I can’t really do a run of industrial metal and skip over Ministry. They’ve been featured once already in this blog, but with something from their new wave synth-pop era. In 1992 they hit the mainstream with their breakthrough album Psalm 69: The Way to Succeed and the Way to Suck Eggs to give the record its full title. 

They reinvented themselves between the new wave era and hitting the limelight and there were three previous albums that – in a gloating kind of way – I was listening to well before Psalm 69 hit the stores. They’re one of those bands though where I can’t really recall how I got into them. I’m thinking it was probably a recommendation from local industrial band Hatemonger who’s frontman I knew. 

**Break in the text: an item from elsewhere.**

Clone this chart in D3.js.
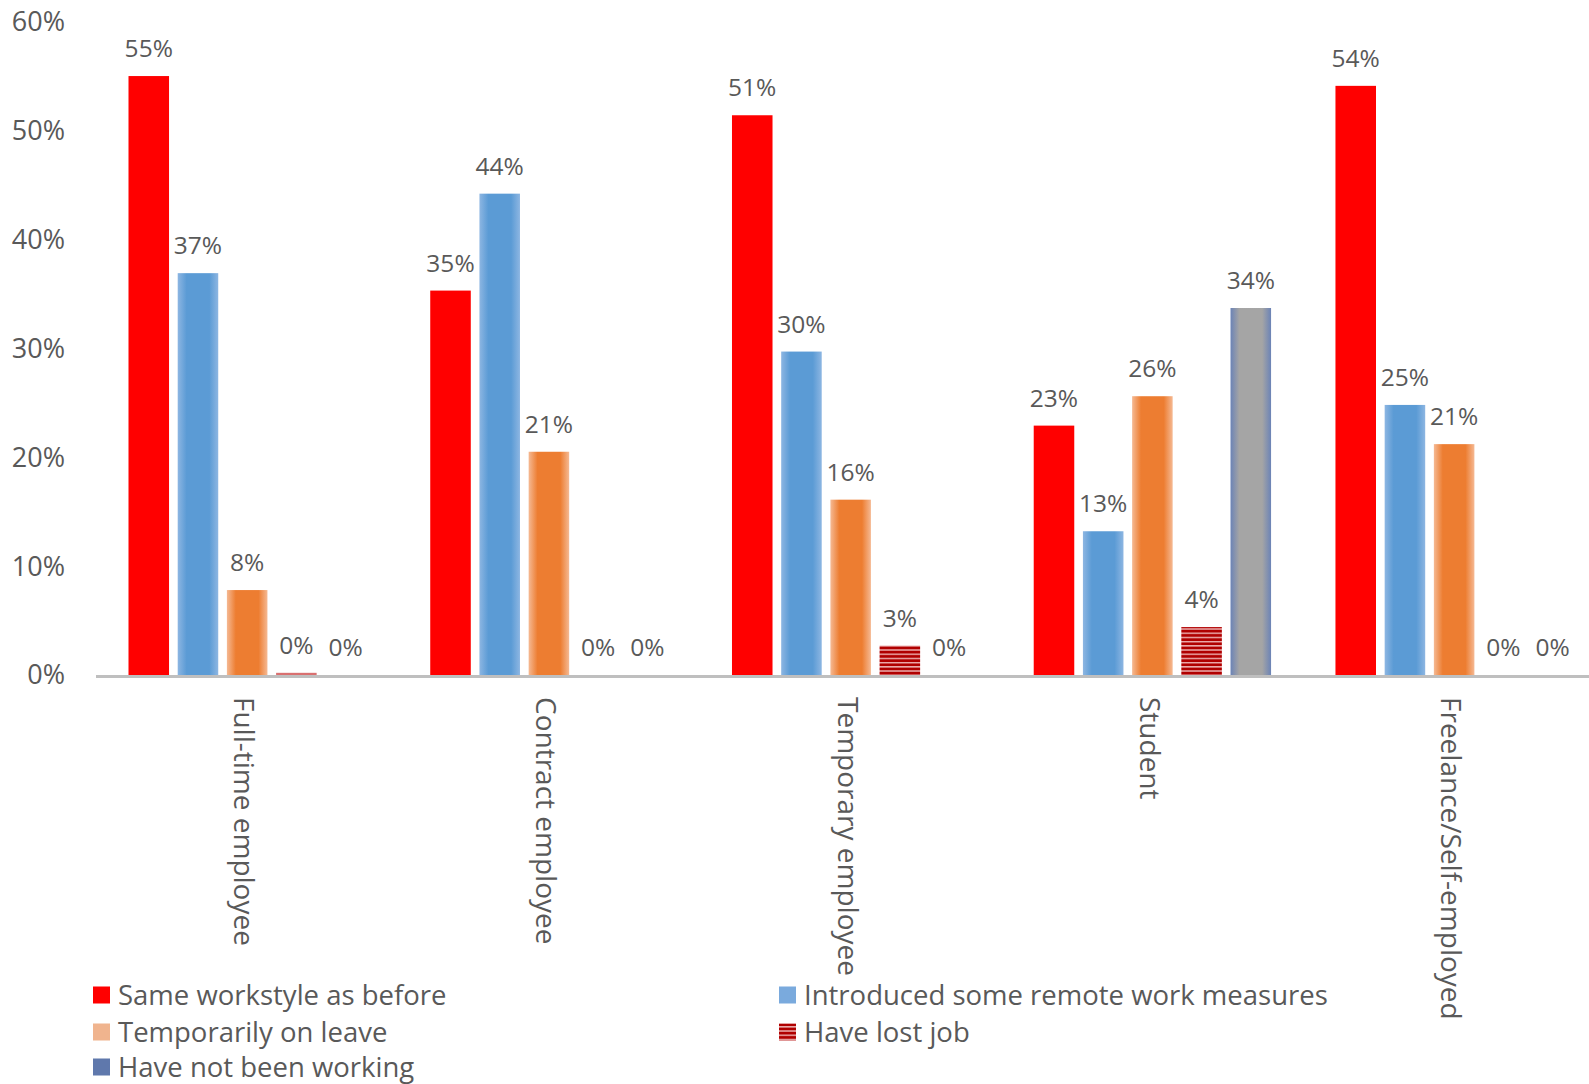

It wasn’t until the 2000’s until I got to see the band live, from what I recall a pretty inebriated Al Jourgensen was on stage in blazing afternoon sunlight at the 2003 Download Festival. My next, and currently last, time seeing them was in 2008 on the Wolverhampton stop on their C U LaTour – touted as their final tour. I was one of many people who came away pretty disappointed from the show as the main bulk of the set was made up from more recent releases and we had to wait for the encore to get a pair of songs from Psalm 69 and The Mind is a Terrible Thing to Taste. 

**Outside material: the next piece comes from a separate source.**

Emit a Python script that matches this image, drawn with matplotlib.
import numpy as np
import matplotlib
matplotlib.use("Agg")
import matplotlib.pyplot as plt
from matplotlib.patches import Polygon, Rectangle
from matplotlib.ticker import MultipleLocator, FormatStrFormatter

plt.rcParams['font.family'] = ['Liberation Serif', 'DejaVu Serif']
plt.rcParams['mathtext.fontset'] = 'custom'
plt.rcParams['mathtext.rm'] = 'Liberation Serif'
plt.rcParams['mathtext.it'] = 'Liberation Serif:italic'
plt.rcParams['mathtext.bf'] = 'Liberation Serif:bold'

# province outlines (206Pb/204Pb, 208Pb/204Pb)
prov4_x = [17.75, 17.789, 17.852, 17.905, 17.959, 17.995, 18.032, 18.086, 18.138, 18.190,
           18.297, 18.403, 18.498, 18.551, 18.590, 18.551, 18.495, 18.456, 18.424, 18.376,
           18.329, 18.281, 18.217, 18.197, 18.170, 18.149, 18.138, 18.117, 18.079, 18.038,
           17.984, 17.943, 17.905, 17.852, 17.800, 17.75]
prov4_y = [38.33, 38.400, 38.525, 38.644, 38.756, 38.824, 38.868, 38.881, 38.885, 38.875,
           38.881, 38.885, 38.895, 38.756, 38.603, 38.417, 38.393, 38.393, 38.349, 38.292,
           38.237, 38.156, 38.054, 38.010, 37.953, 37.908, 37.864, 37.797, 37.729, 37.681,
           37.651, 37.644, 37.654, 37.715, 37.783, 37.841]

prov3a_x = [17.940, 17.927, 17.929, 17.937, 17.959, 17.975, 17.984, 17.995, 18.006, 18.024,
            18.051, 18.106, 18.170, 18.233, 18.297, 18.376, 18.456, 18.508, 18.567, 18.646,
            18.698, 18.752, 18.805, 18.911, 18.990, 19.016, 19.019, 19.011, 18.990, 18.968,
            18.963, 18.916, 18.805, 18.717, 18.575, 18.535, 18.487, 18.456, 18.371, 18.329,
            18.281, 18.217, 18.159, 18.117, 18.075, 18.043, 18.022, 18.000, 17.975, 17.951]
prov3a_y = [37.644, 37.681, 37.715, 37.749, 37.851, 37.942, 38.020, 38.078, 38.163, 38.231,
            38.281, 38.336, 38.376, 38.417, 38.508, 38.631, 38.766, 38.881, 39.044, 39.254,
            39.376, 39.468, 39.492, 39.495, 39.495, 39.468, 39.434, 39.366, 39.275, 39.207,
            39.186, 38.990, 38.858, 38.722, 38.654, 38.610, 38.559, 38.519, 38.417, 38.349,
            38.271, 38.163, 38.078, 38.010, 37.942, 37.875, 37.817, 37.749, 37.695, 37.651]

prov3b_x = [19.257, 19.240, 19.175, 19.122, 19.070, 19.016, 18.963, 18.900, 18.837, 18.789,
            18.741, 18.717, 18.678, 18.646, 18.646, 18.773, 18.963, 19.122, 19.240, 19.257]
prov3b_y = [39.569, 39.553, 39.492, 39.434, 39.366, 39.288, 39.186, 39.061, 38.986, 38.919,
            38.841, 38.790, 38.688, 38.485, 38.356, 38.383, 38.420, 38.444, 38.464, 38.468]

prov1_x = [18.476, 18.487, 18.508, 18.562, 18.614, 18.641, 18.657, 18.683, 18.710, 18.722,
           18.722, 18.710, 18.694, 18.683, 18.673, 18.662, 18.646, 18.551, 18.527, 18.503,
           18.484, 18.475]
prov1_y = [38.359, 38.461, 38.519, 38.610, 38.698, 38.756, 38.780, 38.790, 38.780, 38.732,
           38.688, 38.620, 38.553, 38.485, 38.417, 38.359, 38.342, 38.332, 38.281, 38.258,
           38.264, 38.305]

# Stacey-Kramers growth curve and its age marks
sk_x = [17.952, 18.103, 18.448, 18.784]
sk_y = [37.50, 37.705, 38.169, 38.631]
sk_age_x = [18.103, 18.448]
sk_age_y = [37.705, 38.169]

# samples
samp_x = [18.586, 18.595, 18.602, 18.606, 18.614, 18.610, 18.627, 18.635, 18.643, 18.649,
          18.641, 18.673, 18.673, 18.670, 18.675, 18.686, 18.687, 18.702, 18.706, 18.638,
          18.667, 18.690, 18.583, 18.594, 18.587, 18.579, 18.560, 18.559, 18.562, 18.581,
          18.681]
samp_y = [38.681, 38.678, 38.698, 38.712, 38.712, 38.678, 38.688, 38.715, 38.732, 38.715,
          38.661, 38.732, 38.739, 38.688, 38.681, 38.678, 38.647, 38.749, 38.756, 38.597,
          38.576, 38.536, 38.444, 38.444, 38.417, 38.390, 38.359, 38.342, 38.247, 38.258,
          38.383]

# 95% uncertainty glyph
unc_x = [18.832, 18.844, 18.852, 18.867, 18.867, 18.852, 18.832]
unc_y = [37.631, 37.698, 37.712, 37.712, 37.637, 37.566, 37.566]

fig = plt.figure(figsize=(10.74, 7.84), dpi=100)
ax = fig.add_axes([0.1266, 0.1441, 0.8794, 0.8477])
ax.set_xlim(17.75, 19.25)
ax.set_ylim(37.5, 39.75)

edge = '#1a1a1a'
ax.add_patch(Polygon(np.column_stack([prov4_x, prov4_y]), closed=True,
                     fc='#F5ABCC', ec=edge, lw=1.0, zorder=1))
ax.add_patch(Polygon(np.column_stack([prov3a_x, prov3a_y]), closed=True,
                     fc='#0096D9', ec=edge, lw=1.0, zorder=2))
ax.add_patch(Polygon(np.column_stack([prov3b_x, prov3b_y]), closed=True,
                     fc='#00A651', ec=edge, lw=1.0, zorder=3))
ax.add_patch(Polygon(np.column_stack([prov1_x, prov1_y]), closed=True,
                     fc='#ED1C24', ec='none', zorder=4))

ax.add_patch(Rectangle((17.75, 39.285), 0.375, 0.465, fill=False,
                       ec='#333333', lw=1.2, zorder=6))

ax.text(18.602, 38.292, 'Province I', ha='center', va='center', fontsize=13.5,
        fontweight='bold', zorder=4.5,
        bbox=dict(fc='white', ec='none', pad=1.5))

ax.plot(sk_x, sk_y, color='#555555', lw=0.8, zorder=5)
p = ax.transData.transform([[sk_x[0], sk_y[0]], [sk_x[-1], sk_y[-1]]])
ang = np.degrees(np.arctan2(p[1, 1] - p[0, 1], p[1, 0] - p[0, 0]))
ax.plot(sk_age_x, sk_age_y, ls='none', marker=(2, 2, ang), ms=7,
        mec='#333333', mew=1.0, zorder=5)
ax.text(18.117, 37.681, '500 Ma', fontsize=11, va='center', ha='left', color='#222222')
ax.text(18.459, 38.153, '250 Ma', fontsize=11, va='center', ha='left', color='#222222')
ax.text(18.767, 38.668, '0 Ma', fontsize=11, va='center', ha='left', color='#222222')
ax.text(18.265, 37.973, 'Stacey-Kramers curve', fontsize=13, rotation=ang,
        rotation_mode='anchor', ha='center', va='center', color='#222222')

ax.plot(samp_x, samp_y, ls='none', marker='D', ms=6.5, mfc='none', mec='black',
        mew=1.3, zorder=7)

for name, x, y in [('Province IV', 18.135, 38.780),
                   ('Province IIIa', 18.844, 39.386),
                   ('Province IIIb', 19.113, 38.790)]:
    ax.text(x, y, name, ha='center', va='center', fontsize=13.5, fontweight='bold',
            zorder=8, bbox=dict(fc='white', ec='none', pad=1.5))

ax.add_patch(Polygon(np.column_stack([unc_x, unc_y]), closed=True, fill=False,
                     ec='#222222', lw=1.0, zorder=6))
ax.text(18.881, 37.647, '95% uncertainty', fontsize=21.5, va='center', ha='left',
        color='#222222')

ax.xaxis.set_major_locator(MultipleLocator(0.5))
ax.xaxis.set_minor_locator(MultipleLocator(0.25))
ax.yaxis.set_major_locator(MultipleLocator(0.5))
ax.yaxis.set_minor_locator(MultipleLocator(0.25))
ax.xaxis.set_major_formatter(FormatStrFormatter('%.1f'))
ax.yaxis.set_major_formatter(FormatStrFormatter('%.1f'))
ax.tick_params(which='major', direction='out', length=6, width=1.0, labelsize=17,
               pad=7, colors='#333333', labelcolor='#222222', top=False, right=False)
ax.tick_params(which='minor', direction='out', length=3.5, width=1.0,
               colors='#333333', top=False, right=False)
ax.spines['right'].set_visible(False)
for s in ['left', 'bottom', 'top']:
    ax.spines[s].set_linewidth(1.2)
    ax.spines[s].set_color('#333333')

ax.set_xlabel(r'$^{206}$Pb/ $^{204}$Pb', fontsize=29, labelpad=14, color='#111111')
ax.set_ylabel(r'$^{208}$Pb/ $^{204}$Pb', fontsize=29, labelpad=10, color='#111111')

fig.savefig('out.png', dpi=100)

I’ve had the live video In Case You Didn’t Feel Like Showing Up for more than a quarter of a century now, but it’s been such a long time since I last viewed it, mainly because it’s a VHS cassette and we have no video player in the house and I’m not sure if it surfaced on DVD at any point in the intervening years. I would have loved to have seen the band in their most dangerous heyday, ensconced behind the chain mail barrier between the band and their rabid audiences. My only two experiences have been rather lacklustre affairs, which is why I declined to see them a few weeks ago. 

Stigmata is taken from the band’s third album The Land of Rape and Honey their first with a more metal edge. The album title is lifted from the motto on a coffee mug seen in Canadian town Tisdale, Saskatchewan, who’s local agricultural heritage is based in rapeseed and honey.